▸ **Given task**:
Extract everything from the first line through the line with "year_months = [9, 12, 12, 3]", both ends included, except for any pictures.

▸ **Information supplied**:
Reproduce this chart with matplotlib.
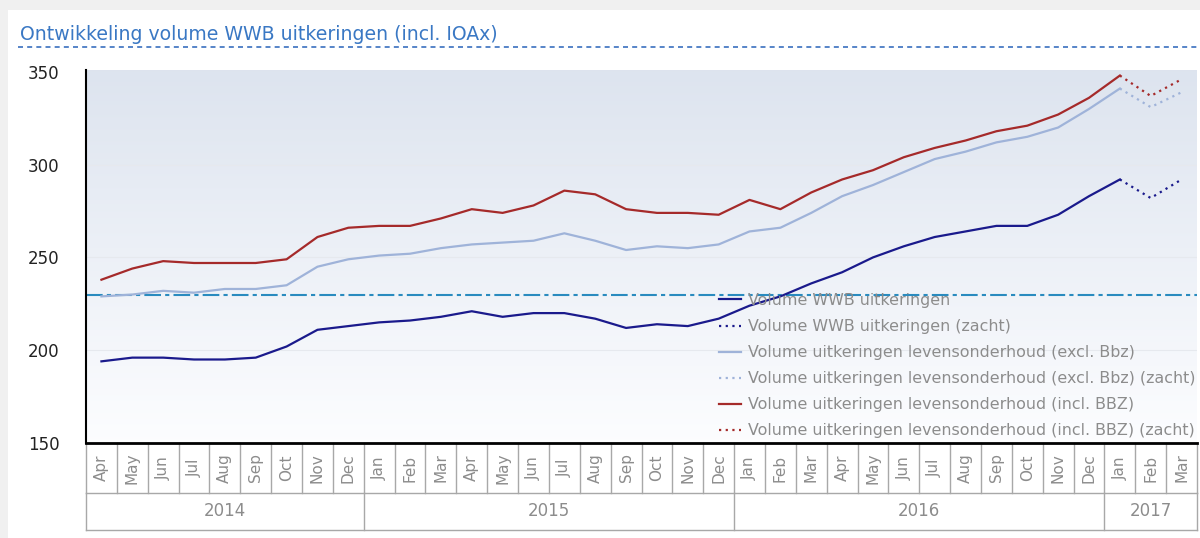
import numpy as np
import matplotlib
matplotlib.use("Agg")
import matplotlib.pyplot as plt
from matplotlib.patches import Rectangle
from matplotlib.lines import Line2D
import matplotlib.transforms as mtransforms

plt.rcParams['font.family'] = ['DejaVu Sans']

# months Apr 2014 .. Mar 2017
months = ["Apr", "May", "Jun", "Jul", "Aug", "Sep", "Oct", "Nov", "Dec",
          "Jan", "Feb", "Mar", "Apr", "May", "Jun", "Jul", "Aug", "Sep", "Oct", "Nov", "Dec",
          "Jan", "Feb", "Mar", "Apr", "May", "Jun", "Jul", "Aug", "Sep", "Oct", "Nov", "Dec",
          "Jan", "Feb", "Mar"]
years = ["2014", "2015", "2016", "2017"]
year_months = [9, 12, 12, 3]

# solid series: Apr 2014 .. Jan 2017
wwb = [194, 196, 196, 195, 195, 196, 202, 211, 213,
       215, 216, 218, 221, 218, 220, 220, 217, 212, 214, 213, 217,
       224, 229, 236, 242, 250, 256, 261, 264, 267, 267, 273, 283,
       292]
excl_bbz = [229, 230, 232, 231, 233, 233, 235, 245, 249,
            251, 252, 255, 257, 258, 259, 263, 259, 254, 256, 255, 257,
            264, 266, 274, 283, 289, 296, 303, 307, 312, 315, 320, 330,
            341]
incl_bbz = [238, 244, 248, 247, 247, 247, 249, 261, 266,
            267, 267, 271, 276, 274, 278, 286, 284, 276, 274, 274, 273,
            281, 276, 285, 292, 297, 304, 309, 313, 318, 321, 327, 336,
            348]
# "zacht" continuation: Jan 2017 .. Mar 2017
wwb_zacht = [292, 282, 292]
excl_zacht = [341, 331, 339]
incl_zacht = [348, 337, 346]
ref_level = 230

navy = "#1a1a8c"
lightblue = "#9fb3d9"
darkred = "#a52a2a"

fig = plt.figure(figsize=(12, 5.38), dpi=100, facecolor="#f0f0f0")
W, H = 1200, 538
fig.patches.append(Rectangle((8 / W, 0), 1, 1 - 10 / H, transform=fig.transFigure,
                             facecolor="white", edgecolor="none", zorder=-10))

fig.text(20 / W, 1 - 35 / H, "Ontwikkeling volume WWB uitkeringen (incl. IOAx)",
         color="#3a78c4", fontsize=13.6, va="center", ha="left")
fig.lines.append(Line2D([18 / W, 1.0], [1 - 47 / H, 1 - 47 / H], transform=fig.transFigure,
                        color="#3a6fbf", lw=1.2, ls=(0, (3, 2.5))))

ax = fig.add_axes([86 / W, 1 - 443 / H, 1111 / W, 373 / H])
n = len(months)
x_solid = np.arange(len(wwb))
x_zacht = np.arange(len(wwb) - 1, len(wwb) - 1 + len(wwb_zacht))

ax.set_xlim(-0.5, n - 0.5)
ax.set_ylim(150, 351)

# gradient background
grad = np.linspace(0, 1, 256).reshape(-1, 1)
top = np.array([0.867, 0.894, 0.937])
bot = np.array([0.99, 0.993, 1.0])
img = bot + (top - bot) * grad
ax.imshow(img[:, None, :].repeat(2, axis=1), extent=[-0.5, n - 0.5, 150, 351],
          origin="lower", aspect="auto", zorder=0)

for v in [200, 250, 300]:
    ax.axhline(v, color="#e6e9ee", lw=0.8, zorder=1)

ax.axhline(ref_level, color="#2a8bbf", lw=1.5, ls=(0, (8, 2, 2, 2)), zorder=2)

ax.plot(x_solid, wwb, color=navy, lw=1.6, zorder=3, label="Volume WWB uitkeringen")
ax.plot(x_zacht, wwb_zacht, color=navy, lw=1.6, ls=(0, (1, 2)), zorder=3,
        label="Volume WWB uitkeringen (zacht)")
ax.plot(x_solid, excl_bbz, color=lightblue, lw=1.6, zorder=3,
        label="Volume uitkeringen levensonderhoud (excl. Bbz)")
ax.plot(x_zacht, excl_zacht, color=lightblue, lw=1.6, ls=(0, (1, 2)), zorder=3,
        label="Volume uitkeringen levensonderhoud (excl. Bbz) (zacht)")
ax.plot(x_solid, incl_bbz, color=darkred, lw=1.6, zorder=3,
        label="Volume uitkeringen levensonderhoud (incl. BBZ)")
ax.plot(x_zacht, incl_zacht, color=darkred, lw=1.6, ls=(0, (1, 2)), zorder=3,
        label="Volume uitkeringen levensonderhoud (incl. BBZ) (zacht)")

leg = ax.legend(loc="upper left", bbox_to_anchor=(719 / W, 1 - 293 / H),
                bbox_transform=fig.transFigure, frameon=False, fontsize=11.4,
                handlelength=1.4, handletextpad=0.4, labelspacing=0.7,
                borderpad=0, borderaxespad=0)
for t in leg.get_texts():
    t.set_color("#8c8c8c")

ax.set_yticks([150, 200, 250, 300, 350])
ax.tick_params(axis="y", length=0, pad=19, labelsize=12, labelcolor="#222222")
ax.set_xticks([])
for s in ["top", "right"]:
    ax.spines[s].set_visible(False)
ax.spines["left"].set_linewidth(1.5)
ax.spines["bottom"].set_linewidth(2)

# month / year table under the axis
trans = mtransforms.blended_transform_factory(ax.transData, fig.transFigure)
row1_top, row1_bot, row2_bot = 1 - 443 / H, 1 - 493 / H, 1 - 530 / H
cell = "#a8a8a8"
for i in range(n + 1):
    ax.plot([i - 0.5, i - 0.5], [row1_top, row1_bot], transform=trans, color=cell,
            lw=1, clip_on=False)
for i, m in enumerate(months):
    ax.text(i, (row1_top + row1_bot) / 2, m, transform=trans, rotation=90,
            ha="center", va="center", color="#8c8c8c", fontsize=11)
ax.plot([-0.5, n - 0.5], [row1_bot, row1_bot], transform=trans, color=cell, lw=1, clip_on=False)
ax.plot([-0.5, n - 0.5], [row2_bot, row2_bot], transform=trans, color=cell, lw=1, clip_on=False)
start = 0
for y, k in zip(years, year_months):
    ax.plot([start - 0.5, start - 0.5], [row1_bot, row2_bot], transform=trans, color=cell,
            lw=1, clip_on=False)
    ax.text(start + k / 2 - 0.5, (row1_bot + row2_bot) / 2, y, transform=trans,
            ha="center", va="center", color="#8c8c8c", fontsize=12)
    start += k
ax.plot([n - 0.5, n - 0.5], [row1_bot, row2_bot], transform=trans, color=cell,
        lw=1, clip_on=False)

fig.savefig("out.png", dpi=100, facecolor=fig.get_facecolor())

▸ **Complete answer**:
Reproduce this chart with matplotlib.
import numpy as np
import matplotlib
matplotlib.use("Agg")
import matplotlib.pyplot as plt
from matplotlib.patches import Rectangle
from matplotlib.lines import Line2D
import matplotlib.transforms as mtransforms

plt.rcParams['font.family'] = ['DejaVu Sans']

# months Apr 2014 .. Mar 2017
months = ["Apr", "May", "Jun", "Jul", "Aug", "Sep", "Oct", "Nov", "Dec",
          "Jan", "Feb", "Mar", "Apr", "May", "Jun", "Jul", "Aug", "Sep", "Oct", "Nov", "Dec",
          "Jan", "Feb", "Mar", "Apr", "May", "Jun", "Jul", "Aug", "Sep", "Oct", "Nov", "Dec",
          "Jan", "Feb", "Mar"]
years = ["2014", "2015", "2016", "2017"]
year_months = [9, 12, 12, 3]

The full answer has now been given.